Keith Holliday’s corner of the Axeman’s Makers Market at Latrobe has the familiar, comforting aromas of Tasmanian timbers.
The large display is filled with different varieties of light and dark wood, crafted into different shapes and designs.
“I use Huon pine, King Billy pine, Celery Top pine, Blackwood, Myrtle, Sassafras and numerous others,” Mr Holliday said.
“I get timber from all over Tasmania.”
The Port Sorell man’s favourite type of wood to work with is Horizontal Scrub, a slow-growing tree unique to Western Tasmania.
“Bushwalkers hate it because they fall over it all the time, but it’s got very strong bark that doesn’t come off, and I love working with it. It’s got a slightly purple, grey colour.”

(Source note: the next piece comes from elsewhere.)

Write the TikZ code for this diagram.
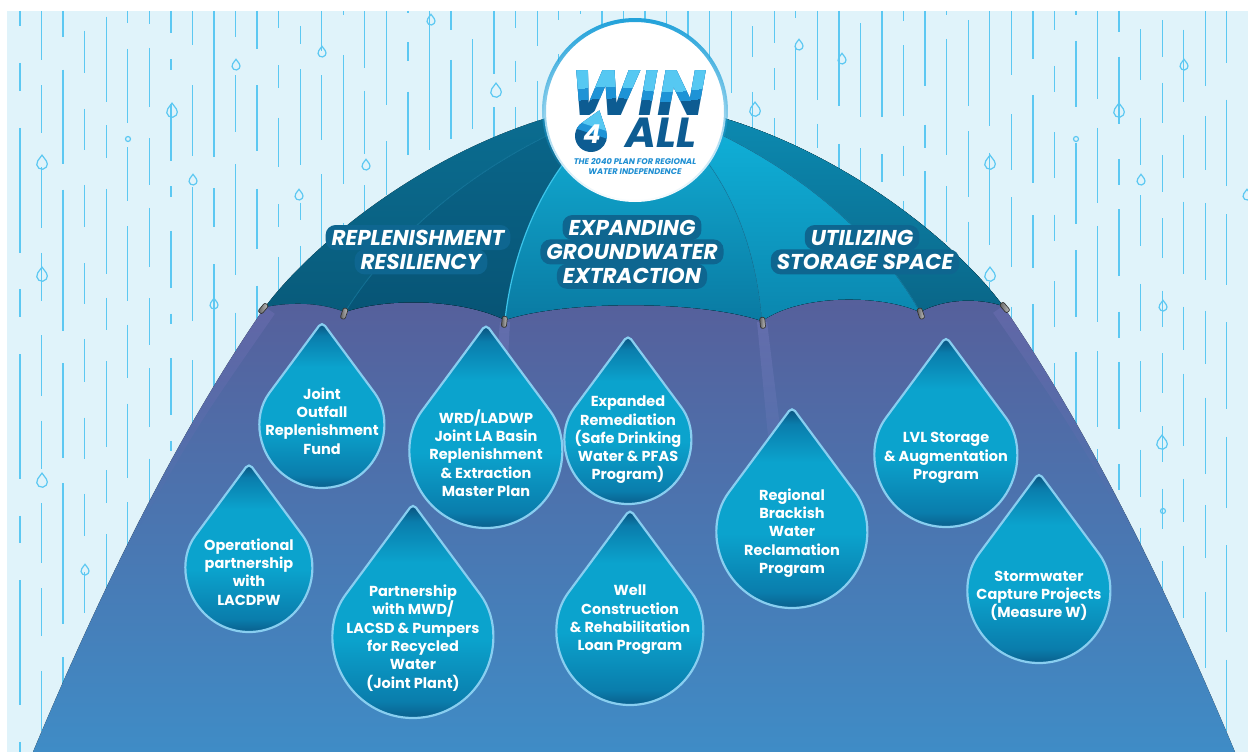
\documentclass[tikz,border=0pt]{standalone}
\usepackage{fontspec}
\setmainfont{Poppins}
\usetikzlibrary{positioning,fadings}

\definecolor{rainbg}{HTML}{E0F3FA}
\definecolor{rainline}{HTML}{5CC8F2}
\definecolor{undertop}{HTML}{585B97}
\definecolor{underbot}{HTML}{3F8CC6}
\definecolor{edgeglow}{HTML}{6E70B4}
\definecolor{shaftcol}{HTML}{7E84C8}
\definecolor{dropdeep}{HTML}{0A4C78}
\definecolor{dropmid}{HTML}{0A7DAC}
\definecolor{droplight}{HTML}{0BA3CD}
\definecolor{dropedge}{HTML}{88CEF0}
\definecolor{halo}{HTML}{0E6690}
\definecolor{capdark}{HTML}{5D5D5D}
\definecolor{caplight}{HTML}{C8C8C8}
\definecolor{capedge}{HTML}{333333}
\definecolor{ringblue}{HTML}{22A2DA}
\definecolor{logolight}{HTML}{56C8F2}
\definecolor{logomid}{HTML}{1E93D6}
\definecolor{logodark}{HTML}{0D5C92}
\definecolor{tagblue}{HTML}{1F8FD2}
\definecolor{panelAtop}{RGB}{11,110,146}
\definecolor{panelAbot}{RGB}{8,90,122}
\definecolor{panelBtop}{RGB}{10,104,140}
\definecolor{panelBbot}{RGB}{7,84,117}
\definecolor{panelCtop}{RGB}{18,180,219}
\definecolor{panelCbot}{RGB}{10,122,162}
\definecolor{panelDtop}{RGB}{16,182,222}
\definecolor{panelDbot}{RGB}{11,134,174}
\definecolor{panelEtop}{RGB}{12,141,180}
\definecolor{panelEbot}{RGB}{10,102,136}
\definecolor{ribbright}{HTML}{3CC4EA}
\definecolor{ribdim}{HTML}{1B86AE}

\pgfdeclareverticalshading{dropshade}{100bp}{color(0bp)=(dropdeep); color(25bp)=(dropdeep); color(31bp)=(dropmid); color(45bp)=(droplight); color(62bp)=(droplight); color(71bp)=(dropmid); color(75bp)=(dropdeep); color(100bp)=(dropdeep)}
\tikzfading[name=fadedown, top color=transparent!0, bottom color=transparent!100]

% unit drop: circle of radius 1 with its tip 1.68 above the centre
\newcommand\droppath{(0,-1.68) -- (216.5:1) arc[start angle=216.5, end angle=-36.5, radius=1] -- cycle}

% name, centre, radius, text position, text
\newcommand\waterdrop[5]{%
  \begin{scope}[shift={#2}, scale=#3]
    \path[drop body] \droppath;
  \end{scope}
  \node[drop text] (#1) at #4 {#5};
}

\begin{document}
\begin{tikzpicture}[x=1pt,y=-1pt]
\tikzstyle{rain} = [draw=rainline, line width=1.3pt]
\tikzstyle{raindrop} = [draw=rainline, line width=1.2pt]
\tikzstyle{under} = [top color=undertop, bottom color=underbot]
\tikzstyle{shaft} = [fill=shaftcol, opacity=0.35, path fading=fadedown]
\tikzstyle{drop body} = [shade, shading=dropshade, draw=dropedge, line width=2.2pt, rounded corners=5pt]
\tikzstyle{drop text} = [align=center, text=white, inner sep=0pt, font=\fontsize{14.5}{18.3}\selectfont\bfseries]
\tikzstyle{headline} = [fill=halo, rounded corners=10pt, text=white, inner xsep=6pt, inner ysep=5pt, text height=15pt, text depth=0pt, font=\fontsize{21.5}{21.5}\selectfont\bfseries\itshape]
\tikzstyle{rib cap} = [rectangle, rounded corners=2pt, draw=capedge, line width=0.7pt, left color=capdark, right color=caplight, minimum width=5pt, minimum height=11pt, inner sep=0pt, anchor=north]
\tikzstyle{logo word} = [inner sep=0pt, anchor=base, text depth=0pt, text=logodark, font=\bfseries\itshape]
\tikzstyle{tagline} = [align=center, inner sep=0pt, text=tagblue, font=\fontsize{8.2}{10}\selectfont\bfseries\itshape]

\useasboundingbox (0,0) rectangle (1248,752);
\fill[rainbg] (7,11) rectangle (1248,752);

% rain
\pgfmathsetseed{4}
\foreach \i in {0,...,56}{
  \pgfmathsetmacro\rx{20+21.55*\i}
  \pgfmathsetmacro\la{15+140*rnd}
  \pgfmathsetmacro\ga{22+18*rnd}
  \pgfmathsetmacro\lb{10+90*rnd}
  \pgfmathsetmacro\gb{22+18*rnd}
  \pgfmathsetmacro\ph{200*rnd}
  \draw[rain, dash pattern=on \la pt off \ga pt on \lb pt off \gb pt, dash phase=\ph pt] (\rx,11) -- (\rx,752);
}
\foreach \dx/\dy/\ds in {42/164/5.3, 172/112/5.3, 42/276/5.3, 496/92/5.3, 755/111/5.3, 990/164/5.3, 1119/112/5.3, 990/276/5.3, 1162/444/5.3, 42/482/5.3,
  236/66/4, 193/181/4, 299/196/4, 322/53/4, 431/21/4, 366/166/4, 799/46/4, 842/60/4, 1184/66/4, 1141/181/4, 1163/307/4, 1247/196/4, 85/571/4, 214/305/4}{
  \begin{scope}[shift={(\dx,\dy)}, scale=\ds]
    \draw[raindrop] \droppath;
  \end{scope}
}
\foreach \cx/\cy in {128/139, 1076/139, 1163/511}
  \draw[raindrop] (\cx,\cy) circle[radius=2.5];

% rib tips
\coordinate (apex) at (635,100);
\coordinate (t1) at (265,307);
\coordinate (t2) at (345,312);
\coordinate (t3) at (505,320);
\coordinate (t4) at (762,321);
\coordinate (t5) at (920,312);
\coordinate (t6) at (1003,306);

% inside of the umbrella
\fill[under] (33,752) .. controls (110.4,567.3) and (187.7,418.3) .. (t1) -- (450,255) -- (820,255) -- (t6) .. controls (1080.3,418.3) and (1157.6,567.3) .. (1235,752) -- cycle;
\begin{scope}
  \clip (33,752) .. controls (110.4,567.3) and (187.7,418.3) .. (t1) -- (450,255) -- (820,255) -- (t6) .. controls (1080.3,418.3) and (1157.6,567.3) .. (1235,752) -- cycle;
  \draw[edgeglow, line width=24pt, opacity=0.5, path fading=fadedown] (130,520) .. controls (187.7,418.3) .. (t1);
  \draw[edgeglow, line width=24pt, opacity=0.5, path fading=fadedown] (1138,520) .. controls (1080.3,418.3) .. (t6);
\end{scope}
\fill[shaft] (500,322) -- (510,322) -- (498,540) -- (482,540) -- cycle;
\fill[shaft] (757,322) -- (767,322) -- (794,540) -- (778,540) -- cycle;

% canopy panels
\fill[top color=panelAtop, bottom color=panelAbot] (t1) .. controls (315,240) and (460,118) .. (apex) .. controls (810,118) and (955,240) .. (t6)
  .. controls (980,298) and (945,298) .. (t5) .. controls (880,294) and (800,294) .. (t4)
  .. controls (700,300) and (565,300) .. (t3) .. controls (460,298) and (385,298) .. (t2)
  .. controls (320,302) and (290,302) .. (t1) -- cycle;
\fill[top color=panelBtop, bottom color=panelBbot] (t2) .. controls (390,240) and (480,150) .. (apex) .. controls (560,140) and (515,230) .. (t3) .. controls (460,298) and (385,298) .. (t2) -- cycle;
\fill[top color=panelCtop, bottom color=panelCbot] (t3) .. controls (515,230) and (560,140) .. (apex) .. controls (715,140) and (755,230) .. (t4) .. controls (700,300) and (565,300) .. (t3) -- cycle;
\fill[top color=panelDtop, bottom color=panelDbot] (t4) .. controls (755,230) and (715,140) .. (apex) .. controls (790,150) and (880,240) .. (t5) .. controls (880,294) and (800,294) .. (t4) -- cycle;
\fill[top color=panelEtop, bottom color=panelEbot] (t5) .. controls (880,240) and (790,150) .. (apex) .. controls (810,118) and (955,240) .. (t6) .. controls (980,298) and (945,298) .. (t5) -- cycle;
\draw[ribdim, line width=0.8pt, opacity=0.7] (t2) .. controls (390,240) and (480,150) .. (apex);
\draw[ribbright, line width=1.2pt] (t3) .. controls (515,230) and (560,140) .. (apex);
\draw[ribdim, line width=0.8pt, opacity=0.7] (t4) .. controls (755,230) and (715,140) .. (apex);
\draw[ribdim, line width=0.8pt, opacity=0.7] (t5) .. controls (880,240) and (790,150) .. (apex);

\node[rib cap, rotate=-40] (cap1) at (267,304) {};
\node[rib cap, rotate=-18] (cap2) at (346,308) {};
\node[rib cap, rotate=-6] (cap3) at (505,316) {};
\node[rib cap, rotate=6] (cap4) at (762,317) {};
\node[rib cap, rotate=18] (cap5) at (919,308) {};
\node[rib cap, rotate=40] (cap6) at (1001,303) {};

% pillar headings
\node[headline] (rep1) at (418,237.5) {REPLENISHMENT};
\node[headline, below=-1pt of rep1, xshift=3pt] (rep2) {RESILIENCY};
\node[headline] (exp1) at (632,227.5) {EXPANDING};
\node[headline, below=-1pt of exp1] (exp2) {GROUNDWATER};
\node[headline, below=-1pt of exp2] (exp3) {EXTRACTION};
\node[headline] (use1) at (862,237.5) {UTILIZING};
\node[headline, below=-1pt of use1, xshift=3pt] (use2) {STORAGE SPACE};

% logo
\node[circle, fill=white, minimum size=182pt, inner sep=0pt] (disc) at (635,111) {};
\draw[ringblue, line width=4pt, path fading=fadedown] (disc.center) circle[radius=91];
\node[logo word, font=\fontsize{64}{64}\selectfont\bfseries\itshape] (win) at (638,115) {WIN};
\begin{scope}
  \clip (550,30) -- (550,104) .. controls (590,98) and (620,96) .. (650,100) .. controls (680,104) and (700,98) .. (725,95) -- (725,30) -- cycle;
  \node[logo word, text=logomid, font=\fontsize{64}{64}\selectfont\bfseries\itshape] (winmid) at (638,115) {WIN};
\end{scope}
\begin{scope}
  \clip (550,30) -- (550,94) .. controls (585,86) and (615,84) .. (645,90) .. controls (675,95) and (700,88) .. (725,85) -- (725,30) -- cycle;
  \node[logo word, text=logolight, font=\fontsize{64}{64}\selectfont\bfseries\itshape] (wintop) at (638,115) {WIN};
\end{scope}
\node[logo word, font=\fontsize{42}{42}\selectfont\bfseries\itshape] (all) at (661,147) {ALL};
\begin{scope}[shift={(591,136)}, rotate=-18, scale=16]
  \draw[white, line width=4pt] \droppath;
  \fill[logodark] \droppath;
  \clip \droppath;
  \fill[logomid] (-2,-2) rectangle (2,-0.15);
  \fill[logolight] (-2,-2) rectangle (2,-0.6);
\end{scope}
\node[logo word, text=white, text height=18pt, font=\fontsize{26}{26}\selectfont\bfseries\itshape] (four) at (592,143) {4};
\node[tagline] (tag) at (635,167) {THE 2040 PLAN FOR REGIONAL\\WATER INDEPENDENCE};

% projects
\waterdrop{joint}{(322,426)}{62}{(322,421)}{Joint\\Outfall\\Replenishment\\Fund}
\waterdrop{basin}{(486,452)}{76}{(486,453)}{WRD/LADWP\\Joint LA Basin\\Replenishment\\\& Extraction\\Master Plan}
\waterdrop{remed}{(628,441)}{63}{(628,440)}{Expanded\\Remediation\\(Safe Drinking\\Water \& PFAS\\Program)}
\waterdrop{lacdpw}{(249,569)}{63}{(249,572)}{Operational\\partnership\\with\\LACDPW}
\waterdrop{recycled}{(413,638)}{80}{(413,638)}{Partnership\\with MWD/\\LACSD \& Pumpers\\for Recycled\\Water\\(Joint Plant)}
\waterdrop{well}{(630,632)}{73}{(630,620)}{Well\\Construction\\\& Rehabilitation\\Loan Program}
\waterdrop{brackish}{(792,533)}{75}{(792,533)}{Regional\\Brackish\\Water\\Reclamation\\Program}
\waterdrop{lvl}{(946,456)}{71}{(946,458)}{LVL Storage\\\& Augmentation\\Program}
\waterdrop{storm}{(1039,592)}{71}{(1039,596)}{Stormwater\\Capture Projects\\(Measure W)}

\end{tikzpicture}
\end{document}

Mr Holliday spent a chunk of his life working at the Wesley Vale paper mill, before taking a redundancy in 1991.
From there, he turned his wood craft hobby into a business.
“I’m not a millionaire but it’s paid for my milk and bread, and I enjoy what I do.
“I reckon when I die, I’ll still have a piece of timber in my hand. They’ll have to prise it out.”
Mr Holliday generally starts with a large piece of timber or plank of wood, which he breaks into smaller sizes.
“I then put it through the thicknesser, and through the buzzer to get it straight and dressed to size.”
I’m not a millionaire but it’s paid for my milk and bread, and I enjoy what I do. I reckon when I die, I’ll still have a piece of timber in my hand.
Next, he sands the timber and either burns a pattern onto it or leaves it natural.
Many of his pieces have drawings on them, which he designs.
“Since I was 13, I’ve enjoyed drawing.”
Customers often come to Mr Holliday with an idea of what they want and he draws it up for them.
“To draw and burn a picture, it usually takes around four hours. For a sign and a clock, it takes about six hours from start to finish.”
Mr Holliday said he “wastes nothing”, using the off cuts as drawer deodorisers. He cuts them into tiny animal shapes and the natural aromas give drawers a pleasant smell.
“I love the whole process of wood crafts, especially the poker work. You get a nice aroma doing that.
“It’s the creativity, the smell – everything.”
Mr Holliday has been a regular stallholder at the Sunday market since it first started.
“I love it. I’ve had repeat customers, or I’ve had tourists from the mainland. Someone will something home to Nowra, for example, and then someone comes in and says, ‘my mum bought this or that’.”